SET PROBLEM: Locate the lines of the listing below that hold "this", then copy each of them.

DATASET EXTRACT:
********************

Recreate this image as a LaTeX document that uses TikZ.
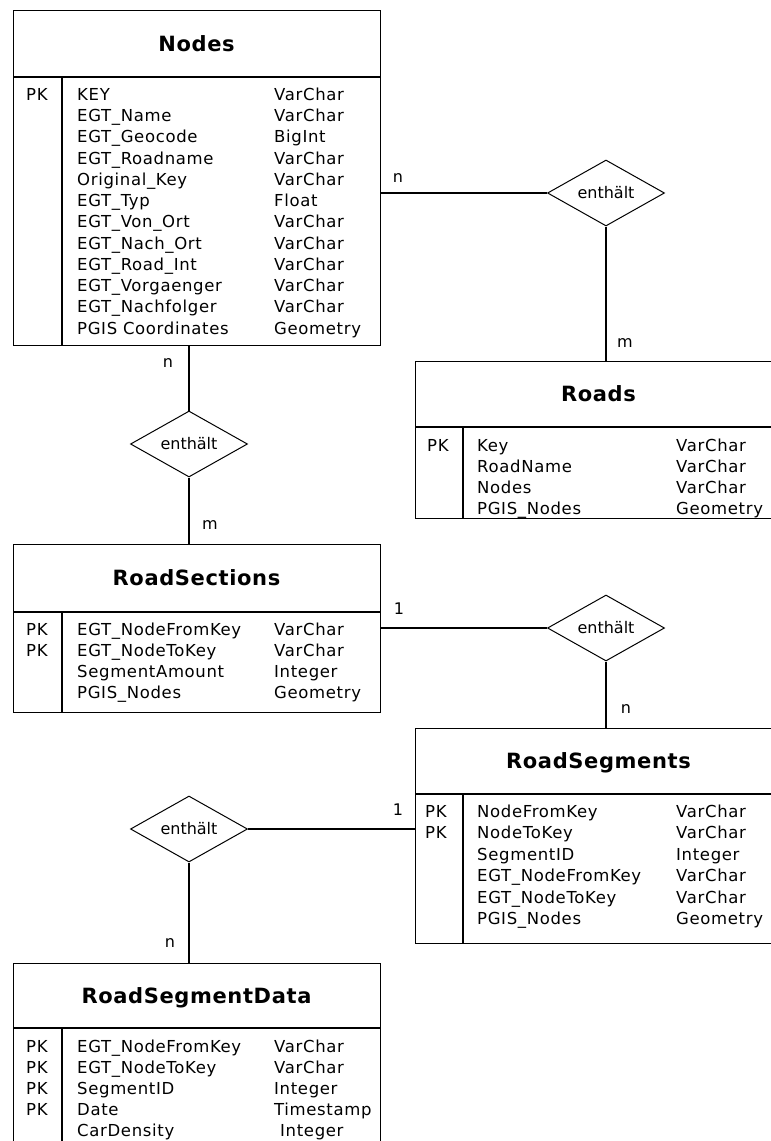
\documentclass[tikz,border=0pt]{standalone}
\usepackage{fontspec}
\setmainfont{DejaVu Sans}
\newfontfamily\bodyfont[LetterSpace=4]{DejaVu Sans}
\newfontfamily\headfont[LetterSpace=3]{DejaVu Sans}
\usetikzlibrary{shapes.geometric}
\begin{document}
\begin{tikzpicture}[x=1pt,y=-1pt,
 tbl/.style={draw, line width=1.4pt, minimum width=367pt, anchor=north west, inner sep=0pt},
 ttl/.style={font=\headfont\fontsize{21}{25}\selectfont\bfseries, text height=15.3pt, text depth=0pt, inner sep=0pt},
 cell/.style={font=\bodyfont\fontsize{16.5}{19}\selectfont, text height=12pt, text depth=0pt, inner sep=0pt, anchor=west},
 rel/.style={draw, line width=1pt, shape=diamond, aspect=2, minimum width=117pt, minimum height=66pt, inner sep=0pt, font=\fontsize{16}{19}\selectfont},
 con/.style={line width=1.3pt},
 sep/.style={line width=1.4pt},
 card/.style={font=\fontsize{16}{19}\selectfont, text height=8.75pt, text depth=0pt, inner sep=0pt},
 one/.style={card, text height=11.7pt}]
\useasboundingbox (0,0) rectangle (771,1141);
\clip (0,0) rectangle (771,1141);

% ---------- Nodes ----------
\node[tbl, minimum height=335pt] (nodes) at (13,10) {};
\draw[sep] (13,77) -- (380,77);
\draw[sep] (62,77) -- (62,345);
\node[ttl] (nodes-title) at (196.5,43.5) {Nodes};
\node[cell] (nodes-pk) at (26,94.5) {PK};
\foreach \n/\t [count=\i from 0] in {KEY/VarChar, EGT\_Name/VarChar, EGT\_Geocode/BigInt, EGT\_Roadname/VarChar, Original\_Key/VarChar, EGT\_Typ/Float, EGT\_Von\_Ort/VarChar, EGT\_Nach\_Ort/VarChar, EGT\_Road\_Int/VarChar, EGT\_Vorgaenger/VarChar, EGT\_Nachfolger/VarChar, PGIS\hspace{0.35em}Coordinates/Geometry} {
  \node[cell] (nodes-n\i) at (77,{94.5+21.24*\i}) {\n};
  \node[cell] (nodes-t\i) at (274,{94.5+21.24*\i}) {\t};
}

% ---------- Roads ----------
\node[tbl, minimum height=157pt] (roads) at (415,361) {};
\draw[sep] (415,427) -- (782,427);
\draw[sep] (463,427) -- (463,518);
\node[ttl] (roads-title) at (598.5,394) {Roads};
\node[cell] (roads-pk) at (427,445) {PK};
\foreach \n/\t [count=\i from 0] in {Key/VarChar, RoadName/VarChar, Nodes/VarChar, PGIS\_Nodes/Geometry} {
  \node[cell] (roads-n\i) at (477,{445+21*\i}) {\n};
  \node[cell] (roads-t\i) at (676,{445+21*\i}) {\t};
}

% ---------- RoadSections ----------
\node[tbl, minimum height=168pt] (rsec) at (13,544) {};
\draw[sep] (13,612) -- (380,612);
\draw[sep] (62,612) -- (62,712);
\node[ttl] (rsec-title) at (196.5,578) {RoadSections};
\node[cell] (rsec-pk0) at (26,629) {PK};
\node[cell] (rsec-pk1) at (26,650) {PK};
\foreach \n/\t [count=\i from 0] in {EGT\_NodeFromKey/VarChar, EGT\_NodeToKey/VarChar, SegmentAmount/Integer, PGIS\_Nodes/Geometry} {
  \node[cell] (rsec-n\i) at (77,{629+21*\i}) {\n};
  \node[cell] (rsec-t\i) at (274,{629+21*\i}) {\t};
}

% ---------- RoadSegments ----------
\node[tbl, minimum height=215pt] (rseg) at (415,728) {};
\draw[sep] (415,794) -- (782,794);
\draw[sep] (463,794) -- (463,943);
\node[ttl] (rseg-title) at (598.5,761) {RoadSegments};
\node[cell] (rseg-pk0) at (425,811) {PK};
\node[cell] (rseg-pk1) at (425,832.5) {PK};
\foreach \n/\t [count=\i from 0] in {NodeFromKey/VarChar, NodeToKey/VarChar, SegmentID/Integer, EGT\_NodeFromKey/VarChar, EGT\_NodeToKey/VarChar, PGIS\_Nodes/Geometry} {
  \node[cell] (rseg-n\i) at (477,{811+21.5*\i}) {\n};
  \node[cell] (rseg-t\i) at (676,{811+21.5*\i}) {\t};
}

% ---------- RoadSegmentData ----------
\node[tbl, minimum height=200pt] (rsd) at (13,963) {};
\draw[sep] (13,1028) -- (380,1028);
\draw[sep] (62,1028) -- (62,1163);
\node[ttl] (rsd-title) at (196.5,995.5) {RoadSegmentData};
\foreach \i in {0,...,3} {
  \node[cell] (rsd-pk\i) at (26,{1046.5+21*\i}) {PK};
}
\foreach \n/\t [count=\i from 0] in {EGT\_NodeFromKey/VarChar, EGT\_NodeToKey/VarChar, SegmentID/Integer, Date/Timestamp} {
  \node[cell] (rsd-n\i) at (77,{1046.5+21*\i}) {\n};
  \node[cell] (rsd-t\i) at (274,{1046.5+21*\i}) {\t};
}
\node[cell] (rsd-n4) at (77,1130.5) {CarDensity};
\node[cell] (rsd-t4) at (280,1130.5) {Integer};

% ---------- relationships ----------
\node[rel] (d1) at (606,193) {enthält};
\node[rel] (d2) at (189,444) {enthält};
\node[rel] (d3) at (606,628) {enthält};
\node[rel] (d4) at (189,829) {enthält};

\draw[con] (d1.west -| nodes.east) -- (d1.west);
\draw[con] (d1.south) -- (d1.south |- roads.north);
\draw[con] (d2.north |- nodes.south) -- (d2.north);
\draw[con] (d2.south) -- (d2.south |- rsec.north);
\draw[con] (d3.west -| rsec.east) -- (d3.west);
\draw[con] (d3.south) -- (d3.south |- rseg.north);
\draw[con] (d4.east) -- (d4.east -| rseg.west);
\draw[con] (d4.south) -- (d4.south |- rsd.north);

% ---------- cardinalities ----------
\node[card] (c1) at (398,178) {n};
\node[card] (c2) at (625,343) {m};
\node[card] (c3) at (168,363) {n};
\node[card] (c4) at (210,525) {m};
\node[one]  (c5) at (399,609) {1};
\node[card] (c6) at (626,709) {n};
\node[one]  (c7) at (398,810) {1};
\node[card] (c8) at (170,943) {n};
\end{tikzpicture}
\end{document}
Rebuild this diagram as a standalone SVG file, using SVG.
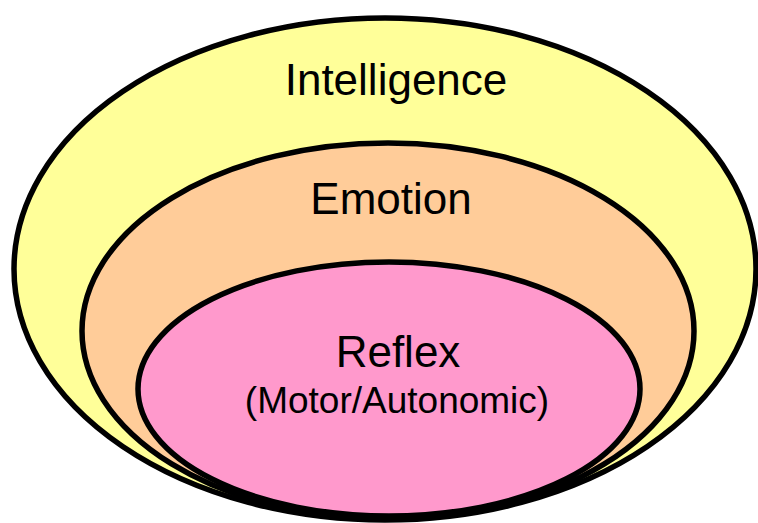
<svg xmlns="http://www.w3.org/2000/svg" width="758" height="523" viewBox="0 0 758 523">
  <style>
    .ring { stroke: #000; stroke-width: 5.5; }
    .label { font-family: "Liberation Sans", Arial, sans-serif; fill: #000; text-anchor: middle; }
    .big { font-size: 44px; }
    .small { font-size: 37px; }
  </style>
  <rect width="758" height="523" fill="#fff"/>
  <g id="intelligence">
    <ellipse class="ring" cx="385" cy="269" rx="371" ry="251" fill="#ffff99"/>
    <text class="label big" x="396" y="95">Intelligence</text>
  </g>
  <g id="emotion">
    <ellipse class="ring" cx="388" cy="331" rx="306" ry="188" fill="#ffcc99"/>
    <text class="label big" x="391" y="214">Emotion</text>
  </g>
  <g id="reflex">
    <ellipse class="ring" cx="389" cy="389" rx="251" ry="127" fill="#ff99cc"/>
    <text class="label big" x="398" y="367">Reflex</text>
    <text class="label small" x="397" y="413">(Motor/Autonomic)</text>
  </g>
  <g id="connectors"/>
</svg>
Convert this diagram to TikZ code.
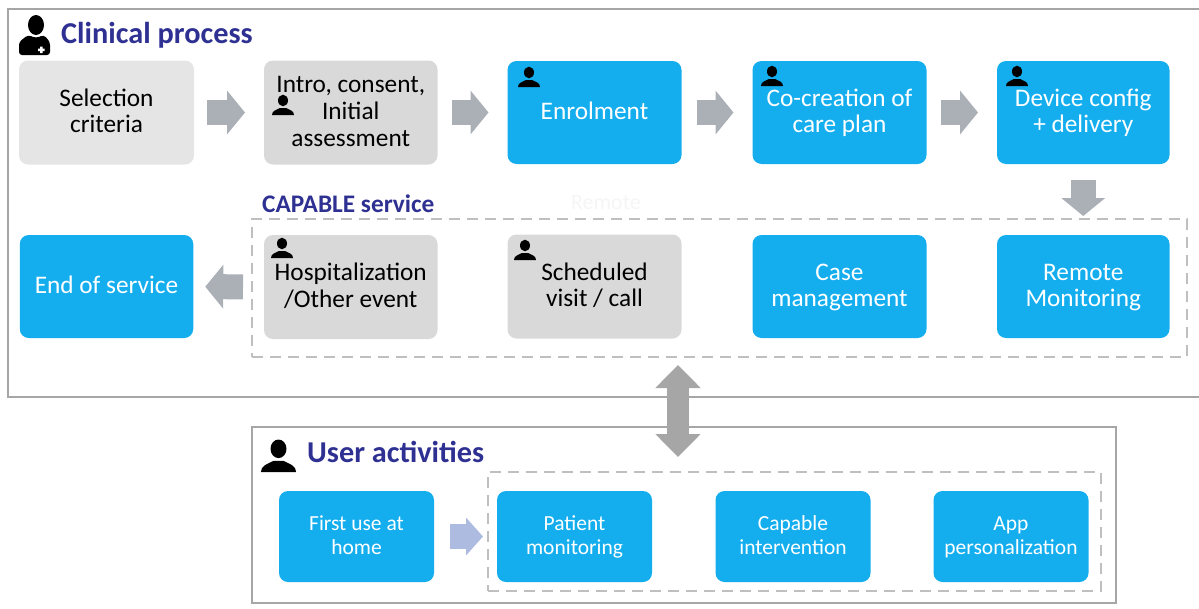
\documentclass[tikz,border=0pt]{standalone}
\usepackage{fontspec}
\setmainfont{Carlito}
\usepackage{xcolor}
\usetikzlibrary{arrows.meta, positioning}
\definecolor{skyblue}{HTML}{14AEEF}
\definecolor{titleblue}{HTML}{2E3192}
\definecolor{framegray}{HTML}{A6A6A6}
\definecolor{dashgray}{HTML}{BFBFBF}
\definecolor{arrowgray}{HTML}{ABAFB6}
\definecolor{arrowblue}{HTML}{AEBBE0}
\newcommand{\tu}{\rule{0pt}{0.93em}}
\newcommand{\td}{\rule[-0.38em]{0pt}{0.38em}}

\begin{document}
\begin{tikzpicture}[
    x=1pt, y=-1pt,
    bluebox/.style={rectangle, rounded corners=9pt, fill=skyblue, text=white, minimum width=174pt, minimum height=103pt, align=center, inner sep=0pt, outer sep=0pt, font=\fontsize{25.3}{26.7}\selectfont},
    graybox/.style={bluebox, fill=black!15, text=black, minimum width=173.5pt, minimum height=104pt},
    userbox/.style={bluebox, minimum width=155pt, minimum height=91pt, font=\fontsize{21.5}{24}\selectfont},
    frame/.style={draw=framegray, line width=2.5pt},
    dashframe/.style={draw=dashgray, line width=2.5pt, dash pattern=on 11pt off 7pt},
    title/.style={text=titleblue, font=\fontsize{30.3}{32}\selectfont\bfseries, anchor=base west, inner sep=0pt},
    flow/.style={draw=arrowgray, line width=25pt, -{Triangle[length=18pt, width=43pt]}},
    person/.pic={
        \fill[black] (0,-4.5) ellipse (5 and 5.8);
        \fill[black] (-11,10) .. controls (-11,6) and (-7,5) .. (-3,3) -- (3,3) .. controls (7,5) and (11,6) .. (11,10) -- cycle;
    },
    node distance=70pt
]
    \useasboundingbox (0,0) rectangle (1199,608);

    % Frames
    \draw[frame] (1199,9) -| (8,397) -- (1199,397);
    \node[frame, rectangle, inner sep=0pt, minimum width=864pt, minimum height=176pt] (userframe) at (684,515) {};
    \node[dashframe, rectangle, inner sep=0pt, minimum width=935pt, minimum height=138pt] (serviceframe) at (719.5,288) {};
    \node[dashframe, rectangle, inner sep=0pt, minimum width=613pt, minimum height=119pt] (activityframe) at (794.5,531.5) {};

    % Titles
    \node[title] (clinical) at (61,43) {Clinical process};
    \node[title] (activities) at (307,462) {User activities};
    \node[title, font=\fontsize{25.3}{26}\selectfont\bfseries] (service) at (262,212) {CAPABLE service};
    \node[text=black!4, font=\fontsize{22}{24}\selectfont, inner sep=0pt] (ghost) at (606,203) {Remote};

    % First row
    \node[graybox, fill=black!10, minimum width=175pt] (selection) at (106.5,112.5) {\tu Selection\\criteria\td};
    \node[graybox, right=of selection] (intro) {\tu Intro, consent,\\Initial\\assessment\td};
    \node[bluebox, right=of intro] (enrolment) {\tu Enrolment\td};
    \node[bluebox, right=71pt of enrolment] (careplan) {\tu Co-creation of\\care plan\td};
    \node[bluebox, right=70.5pt of careplan, minimum width=172.5pt] (device) {\tu Device config\\+ delivery\td};

    % Second row
    \node[bluebox, below=70.5pt of selection, minimum width=173.5pt] (endservice) {\tu End of service\td};
    \node[graybox, below=70.5pt of intro] (hospital) {\tu Hospitalization\\/Other event\td};
    \node[graybox, below=70.5pt of enrolment, minimum width=174pt] (visit) {\tu Scheduled\\visit / call\td};
    \node[bluebox, below=71pt of careplan] (casemgmt) {\tu Case\\management\td};
    \node[bluebox, below=71pt of device, minimum width=172.5pt] (remote) {\tu Remote\\Monitoring\td};

    % User activities
    \node[userbox] (firstuse) at (356.5,536.5) {\tu First use at\\home\td};
    \node[userbox] (patient) at (574.5,536.5) {\tu Patient\\monitoring\td};
    \node[userbox] (intervention) at (793,536.5) {\tu Capable\\intervention\td};
    \node[userbox] (personal) at (1011,536.5) {\tu App\\personalization\td};

    % Flow arrows
    \draw[flow, shorten <=13pt, shorten >=19pt] (selection) -- (intro);
    \draw[flow, shorten <=14pt, shorten >=19pt] (intro) -- (enrolment);
    \draw[flow, shorten <=15pt, shorten >=19pt] (enrolment) -- (careplan);
    \draw[flow, shorten <=14pt, shorten >=19pt] (careplan) -- (device);
    \draw[flow, shorten <=16pt, shorten >=19pt] (device) -- (remote);
    \draw[flow, shorten <=21pt, shorten >=12pt] (hospital) -- (endservice);
    \draw[flow, draw=arrowblue, shorten <=16pt, shorten >=14pt, -{Triangle[length=17pt, width=37pt]}] (firstuse) -- (patient);

    % Two way arrow
    \coordinate (updown top) at (678,365);
    \coordinate (updown bottom) at (678,457);
    \draw[flow, line width=22pt, draw=framegray, {Triangle[length=23pt, width=44pt]}-{Triangle[length=23pt, width=44pt]}] (updown top) -- (updown bottom);

    % People
    \fill[black] (36,25) ellipse (8 and 10);
    \fill[black, rounded corners=3pt] (19,55) -- (19,42) -- (28,35) -- (36,38) -- (44,35) -- (50,42) -- (50,55) -- cycle;
    \fill[white] (40,46.5) rectangle (42.5,53) (38,48.5) rectangle (44.5,51);
    \pic[scale=1.6] at (278.5,456) {person};
    \pic at (283,105) {person};
    \pic at (529,77) {person};
    \pic at (772,76) {person};
    \pic at (1017,76) {person};
    \pic at (282,248) {person};
    \pic at (525,250) {person};
\end{tikzpicture}
\end{document}
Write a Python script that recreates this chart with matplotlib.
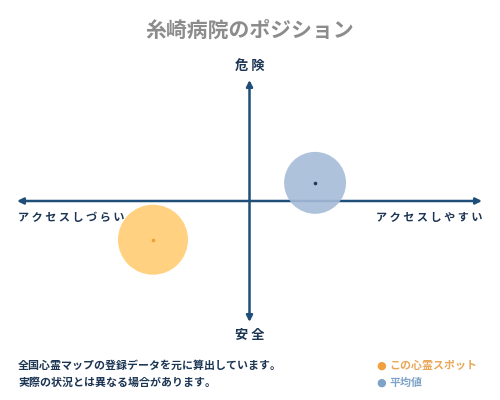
import matplotlib
matplotlib.use("Agg")
import matplotlib.pyplot as plt

plt.rcParams['font.family'] = ['Noto Sans CJK JP', 'DejaVu Sans']

# chart data (position on a -100..100 grid)
names = ["この心霊スポット", "平均値"]
xs = [-41.5, 28.2]
ys = [-32.0, 15.0]
sizes = [2540, 1990]
fills = ["#FFCC73", "#A6BCD8"]
dots = ["#F0A030", "#1F3A5A"]
legend_cols = ["#F0A040", "#7FA3C8"]
legend_text_cols = ["#E8A858", "#7FA3C8"]

title = "糸崎病院のポジション"
top_label, bottom_label = "危 険", "安 全"
left_label, right_label = "ア ク セ ス し づ ら い", "ア ク セ ス し や す い"
notes = ["全国心霊マップの登録データを元に算出しています。",
         "実際の状況とは異なる場合があります。"]

navy = "#1F4E79"
text_navy = "#1C3553"

fig = plt.figure(figsize=(5, 4), dpi=100)
ax = fig.add_axes([17 / 500, 1 - 322 / 400, 465 / 500, 242 / 400])
ax.set_xlim(-100, 100)
ax.set_ylim(-100, 100)
ax.axis("off")

# axis arrows
for end in [(100, 0), (-100, 0), (0, 100), (0, -100)]:
    ax.annotate("", xy=end, xytext=(0, 0),
                arrowprops=dict(arrowstyle="-|>", color=navy, lw=1.8,
                                mutation_scale=9, shrinkA=0, shrinkB=0))

# bubbles
for x, y, s, c, d in zip(xs, ys, sizes, fills, dots):
    ax.scatter([x], [y], s=s, color=c, alpha=0.9, edgecolors="none", zorder=3)
    ax.scatter([x], [y], s=2.5, color=d, zorder=4)

def px(x, y):
    return x / 500, 1 - y / 400

fig.text(*px(250, 30), title, ha="center", va="center", fontsize=15,
         color="#8C8C8C", fontweight="bold")
fig.text(*px(250, 66), top_label, ha="center", va="center", fontsize=9.5,
         color=text_navy, fontweight="bold")
fig.text(*px(250, 335), bottom_label, ha="center", va="center", fontsize=9.5,
         color=text_navy, fontweight="bold")
fig.text(*px(18, 217), left_label, ha="left", va="center", fontsize=8,
         color=text_navy, fontweight="bold")
fig.text(*px(482, 217), right_label, ha="right", va="center", fontsize=8,
         color=text_navy, fontweight="bold")

for i, line in enumerate(notes):
    fig.text(*px(18, 366 + 17 * i), line, ha="left", va="center",
             fontsize=7.9, color=text_navy, fontweight="bold")

for i, (name, c, tc) in enumerate(zip(names, legend_cols, legend_text_cols)):
    fig.text(*px(381, 366 + 17 * i), "●", ha="center", va="center",
             fontsize=8, color=c, family="DejaVu Sans")
    fig.text(*px(389, 366 + 17 * i), name, ha="left", va="center",
             fontsize=7.9, color=tc, fontweight="bold")

fig.savefig("out.png", dpi=100)
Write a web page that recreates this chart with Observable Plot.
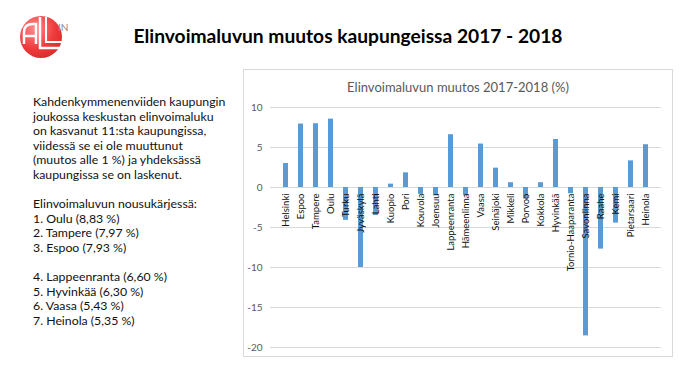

********************

EXERCISE ANSWER:
Recreate this image as a LaTeX document that uses TikZ.
Rebuild this diagram as a standalone SVG file, using SVG.
Convert this diagram to TikZ code.
Write a Python script that recreates this chart with matplotlib.
Write a web page that recreates this chart with Observable Plot.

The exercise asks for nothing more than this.